→ Data section
——————

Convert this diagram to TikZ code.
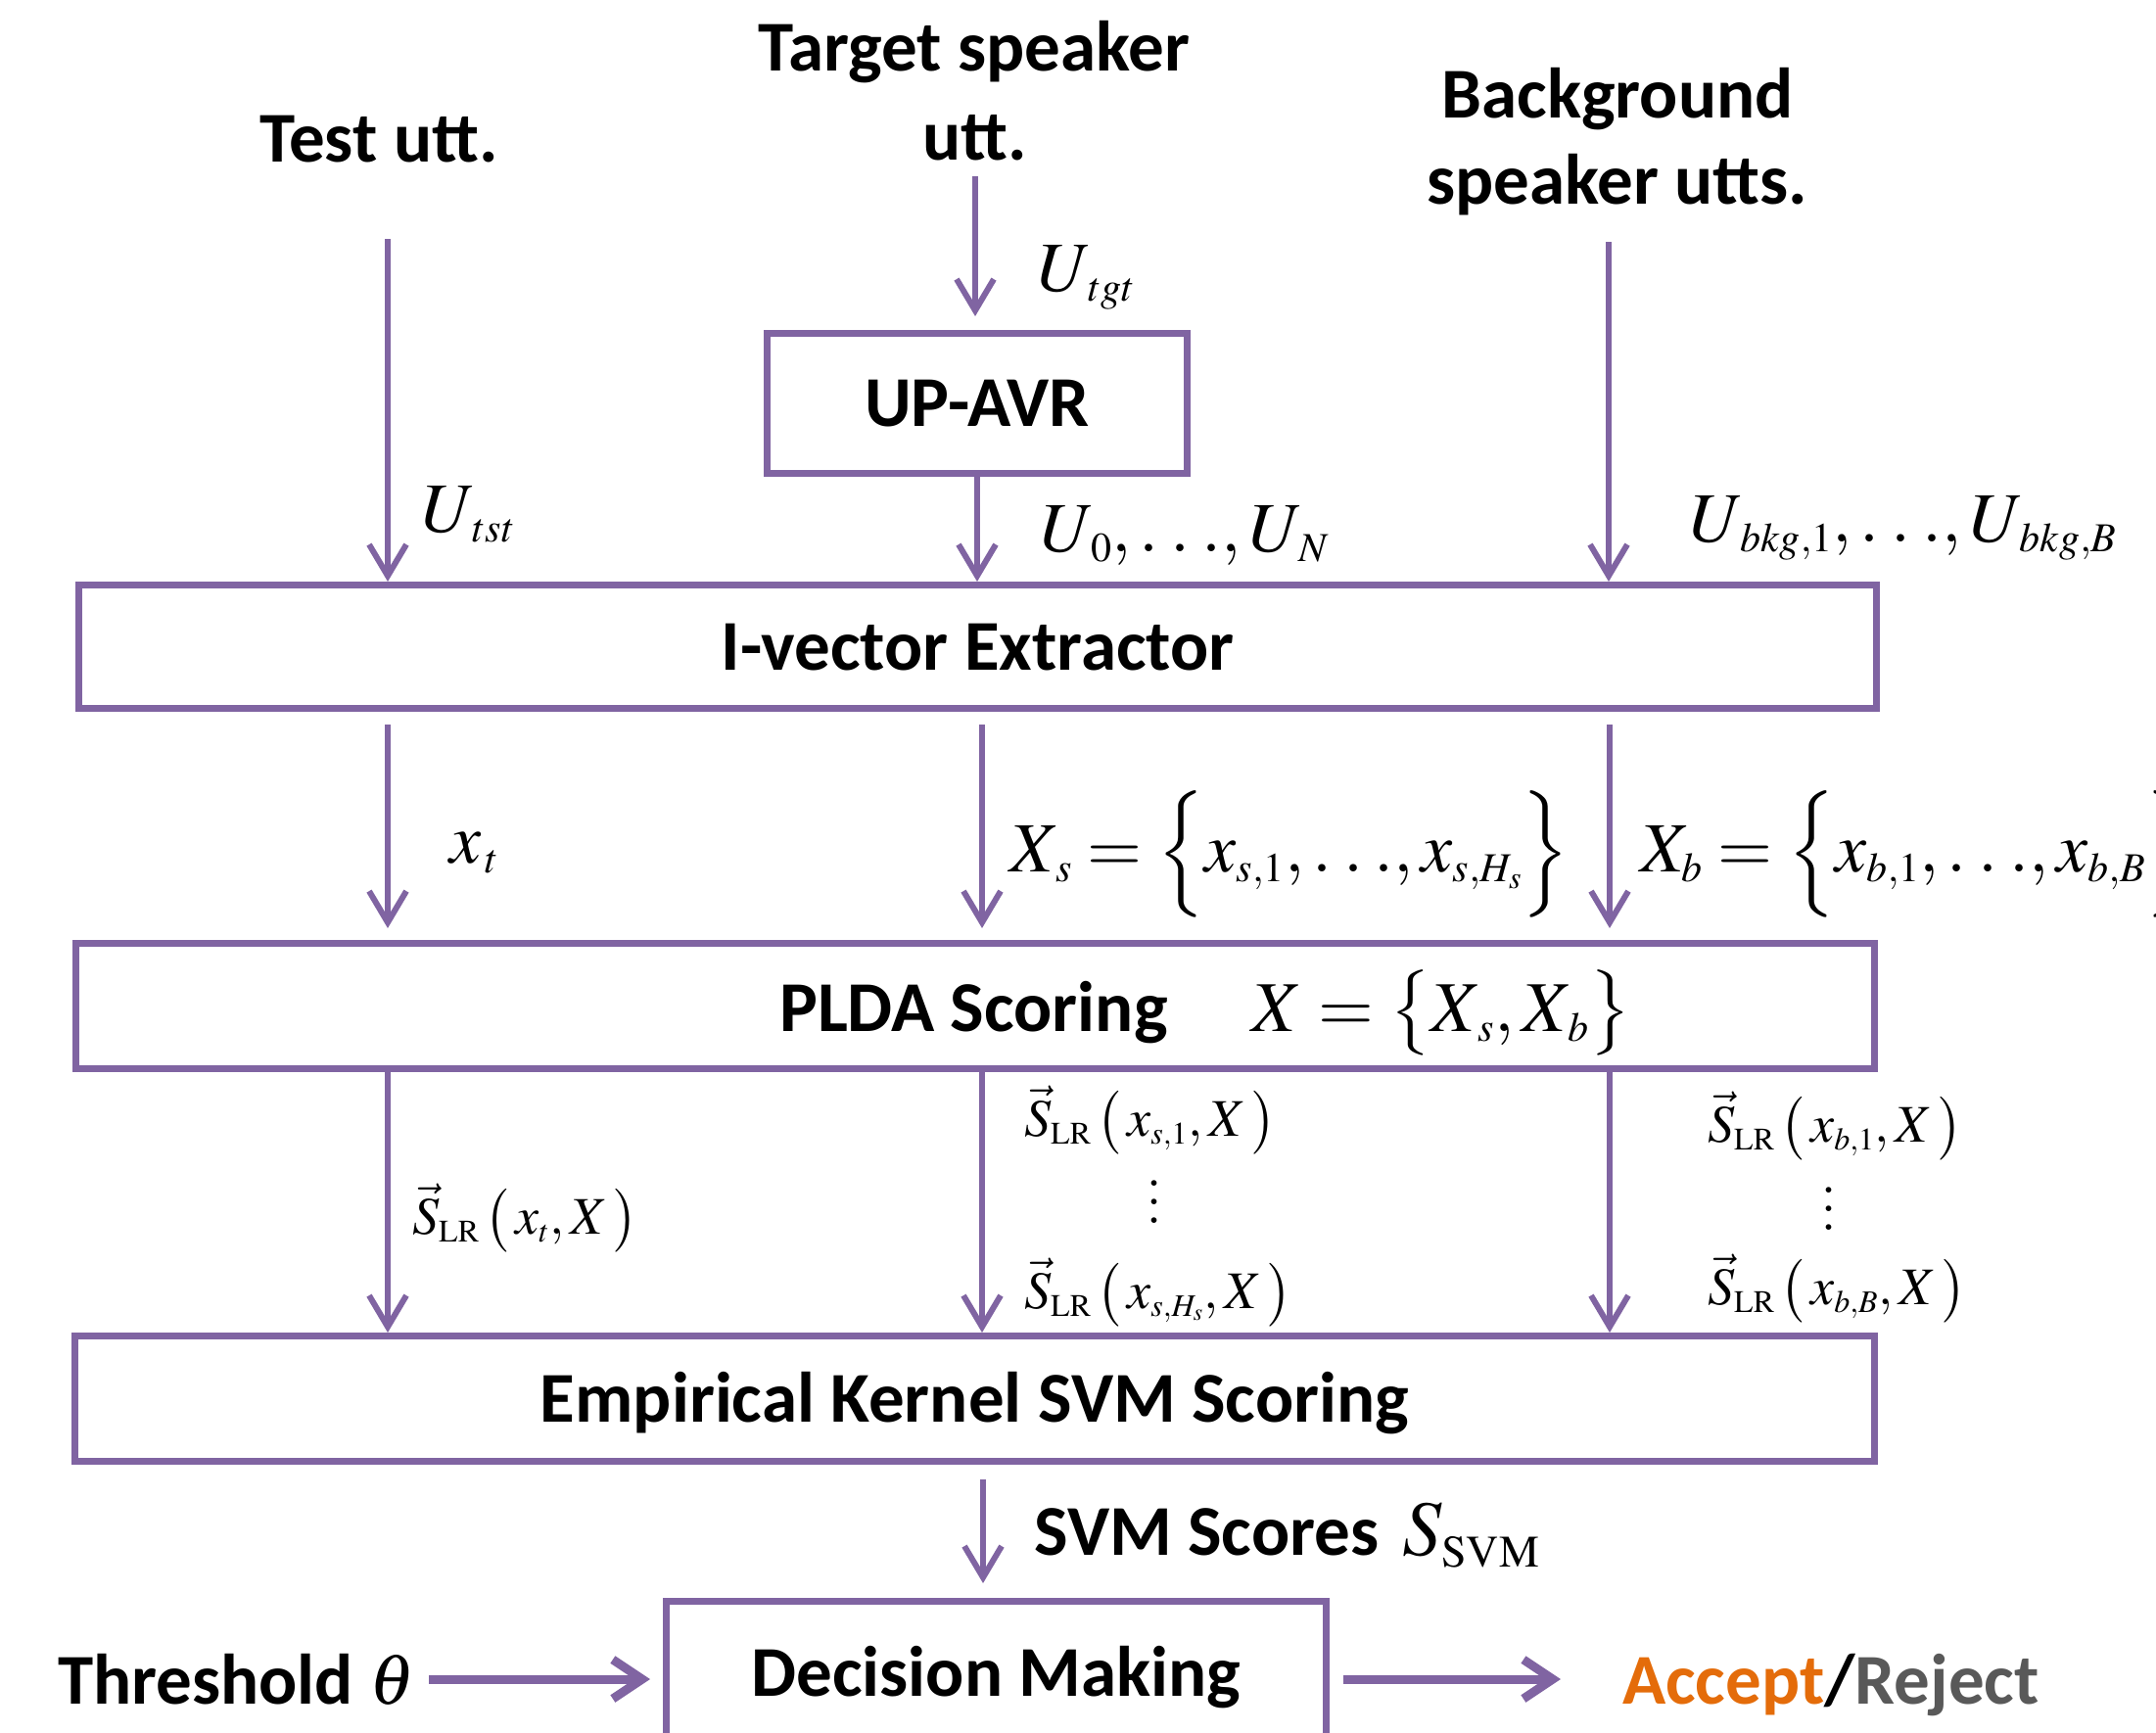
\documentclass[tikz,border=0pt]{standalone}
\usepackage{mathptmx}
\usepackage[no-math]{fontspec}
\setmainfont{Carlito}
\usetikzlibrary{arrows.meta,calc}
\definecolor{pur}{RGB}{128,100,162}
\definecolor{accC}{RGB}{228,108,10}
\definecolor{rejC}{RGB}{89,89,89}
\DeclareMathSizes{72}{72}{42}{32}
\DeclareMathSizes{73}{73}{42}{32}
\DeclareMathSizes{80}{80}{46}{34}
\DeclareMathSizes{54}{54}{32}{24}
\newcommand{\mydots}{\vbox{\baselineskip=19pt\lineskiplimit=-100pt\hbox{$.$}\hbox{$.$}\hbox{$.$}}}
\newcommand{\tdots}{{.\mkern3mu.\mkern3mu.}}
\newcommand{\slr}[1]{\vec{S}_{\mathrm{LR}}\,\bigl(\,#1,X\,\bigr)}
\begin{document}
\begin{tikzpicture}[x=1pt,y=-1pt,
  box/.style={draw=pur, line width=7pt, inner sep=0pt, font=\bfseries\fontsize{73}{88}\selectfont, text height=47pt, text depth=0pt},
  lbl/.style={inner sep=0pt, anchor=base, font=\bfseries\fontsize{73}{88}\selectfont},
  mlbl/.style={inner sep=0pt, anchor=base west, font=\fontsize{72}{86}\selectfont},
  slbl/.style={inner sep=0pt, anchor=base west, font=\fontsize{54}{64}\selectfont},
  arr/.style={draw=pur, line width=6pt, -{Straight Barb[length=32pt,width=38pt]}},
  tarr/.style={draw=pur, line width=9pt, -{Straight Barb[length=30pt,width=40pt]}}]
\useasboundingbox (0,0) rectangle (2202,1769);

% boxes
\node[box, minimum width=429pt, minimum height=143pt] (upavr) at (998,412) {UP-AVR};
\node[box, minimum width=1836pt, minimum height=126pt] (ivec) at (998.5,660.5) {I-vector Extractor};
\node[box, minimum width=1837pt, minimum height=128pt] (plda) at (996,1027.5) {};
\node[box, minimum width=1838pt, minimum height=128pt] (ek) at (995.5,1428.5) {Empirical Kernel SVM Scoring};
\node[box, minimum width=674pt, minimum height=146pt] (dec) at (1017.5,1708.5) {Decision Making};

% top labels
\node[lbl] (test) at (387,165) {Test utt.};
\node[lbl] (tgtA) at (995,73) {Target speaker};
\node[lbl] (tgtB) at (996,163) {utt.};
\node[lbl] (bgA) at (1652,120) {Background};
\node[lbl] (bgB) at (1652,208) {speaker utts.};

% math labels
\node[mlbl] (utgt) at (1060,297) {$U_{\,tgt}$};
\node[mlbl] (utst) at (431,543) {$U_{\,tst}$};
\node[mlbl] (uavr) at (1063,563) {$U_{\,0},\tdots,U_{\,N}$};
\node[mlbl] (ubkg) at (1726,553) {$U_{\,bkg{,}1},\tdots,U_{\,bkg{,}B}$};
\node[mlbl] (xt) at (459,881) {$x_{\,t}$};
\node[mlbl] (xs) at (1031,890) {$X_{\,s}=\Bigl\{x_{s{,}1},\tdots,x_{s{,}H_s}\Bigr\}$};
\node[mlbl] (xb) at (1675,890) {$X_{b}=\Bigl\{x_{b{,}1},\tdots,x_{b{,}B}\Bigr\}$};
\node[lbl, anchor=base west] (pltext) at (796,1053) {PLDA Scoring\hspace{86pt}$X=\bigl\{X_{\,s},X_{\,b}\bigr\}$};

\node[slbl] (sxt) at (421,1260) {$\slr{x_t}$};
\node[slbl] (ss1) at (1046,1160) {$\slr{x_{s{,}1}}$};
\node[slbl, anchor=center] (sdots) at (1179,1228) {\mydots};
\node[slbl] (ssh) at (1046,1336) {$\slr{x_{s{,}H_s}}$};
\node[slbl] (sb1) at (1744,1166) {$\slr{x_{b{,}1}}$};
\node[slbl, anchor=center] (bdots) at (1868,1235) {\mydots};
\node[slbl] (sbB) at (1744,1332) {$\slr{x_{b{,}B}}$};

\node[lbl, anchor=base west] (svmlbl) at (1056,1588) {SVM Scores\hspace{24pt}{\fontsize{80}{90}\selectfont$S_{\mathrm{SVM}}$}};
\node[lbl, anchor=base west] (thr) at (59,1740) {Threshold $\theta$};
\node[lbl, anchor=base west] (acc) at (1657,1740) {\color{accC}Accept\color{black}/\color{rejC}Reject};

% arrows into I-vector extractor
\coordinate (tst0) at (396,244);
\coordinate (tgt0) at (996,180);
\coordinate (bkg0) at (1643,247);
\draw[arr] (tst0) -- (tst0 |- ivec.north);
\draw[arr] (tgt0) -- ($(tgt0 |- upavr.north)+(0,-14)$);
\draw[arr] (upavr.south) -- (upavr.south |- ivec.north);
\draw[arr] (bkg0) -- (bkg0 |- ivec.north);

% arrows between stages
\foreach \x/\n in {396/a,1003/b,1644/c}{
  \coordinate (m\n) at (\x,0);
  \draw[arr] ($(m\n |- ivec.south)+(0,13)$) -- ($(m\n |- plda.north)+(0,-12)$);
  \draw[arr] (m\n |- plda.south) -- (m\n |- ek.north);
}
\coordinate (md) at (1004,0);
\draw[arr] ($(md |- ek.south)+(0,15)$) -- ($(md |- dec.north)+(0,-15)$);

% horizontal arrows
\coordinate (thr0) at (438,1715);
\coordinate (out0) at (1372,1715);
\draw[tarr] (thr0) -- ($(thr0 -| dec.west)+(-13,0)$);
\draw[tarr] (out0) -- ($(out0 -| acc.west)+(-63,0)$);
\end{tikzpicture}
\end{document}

——————

The lines from the start of the data through the line that contains "(bgB) at (1652,208)" are to be returned exactly, please, with both ends included and every picture left out.

→ Final result
Convert this diagram to TikZ code.
\documentclass[tikz,border=0pt]{standalone}
\usepackage{mathptmx}
\usepackage[no-math]{fontspec}
\setmainfont{Carlito}
\usetikzlibrary{arrows.meta,calc}
\definecolor{pur}{RGB}{128,100,162}
\definecolor{accC}{RGB}{228,108,10}
\definecolor{rejC}{RGB}{89,89,89}
\DeclareMathSizes{72}{72}{42}{32}
\DeclareMathSizes{73}{73}{42}{32}
\DeclareMathSizes{80}{80}{46}{34}
\DeclareMathSizes{54}{54}{32}{24}
\newcommand{\mydots}{\vbox{\baselineskip=19pt\lineskiplimit=-100pt\hbox{$.$}\hbox{$.$}\hbox{$.$}}}
\newcommand{\tdots}{{.\mkern3mu.\mkern3mu.}}
\newcommand{\slr}[1]{\vec{S}_{\mathrm{LR}}\,\bigl(\,#1,X\,\bigr)}
\begin{document}
\begin{tikzpicture}[x=1pt,y=-1pt,
  box/.style={draw=pur, line width=7pt, inner sep=0pt, font=\bfseries\fontsize{73}{88}\selectfont, text height=47pt, text depth=0pt},
  lbl/.style={inner sep=0pt, anchor=base, font=\bfseries\fontsize{73}{88}\selectfont},
  mlbl/.style={inner sep=0pt, anchor=base west, font=\fontsize{72}{86}\selectfont},
  slbl/.style={inner sep=0pt, anchor=base west, font=\fontsize{54}{64}\selectfont},
  arr/.style={draw=pur, line width=6pt, -{Straight Barb[length=32pt,width=38pt]}},
  tarr/.style={draw=pur, line width=9pt, -{Straight Barb[length=30pt,width=40pt]}}]
\useasboundingbox (0,0) rectangle (2202,1769);

% boxes
\node[box, minimum width=429pt, minimum height=143pt] (upavr) at (998,412) {UP-AVR};
\node[box, minimum width=1836pt, minimum height=126pt] (ivec) at (998.5,660.5) {I-vector Extractor};
\node[box, minimum width=1837pt, minimum height=128pt] (plda) at (996,1027.5) {};
\node[box, minimum width=1838pt, minimum height=128pt] (ek) at (995.5,1428.5) {Empirical Kernel SVM Scoring};
\node[box, minimum width=674pt, minimum height=146pt] (dec) at (1017.5,1708.5) {Decision Making};

% top labels
\node[lbl] (test) at (387,165) {Test utt.};
\node[lbl] (tgtA) at (995,73) {Target speaker};
\node[lbl] (tgtB) at (996,163) {utt.};
\node[lbl] (bgA) at (1652,120) {Background};
\node[lbl] (bgB) at (1652,208) {speaker utts.};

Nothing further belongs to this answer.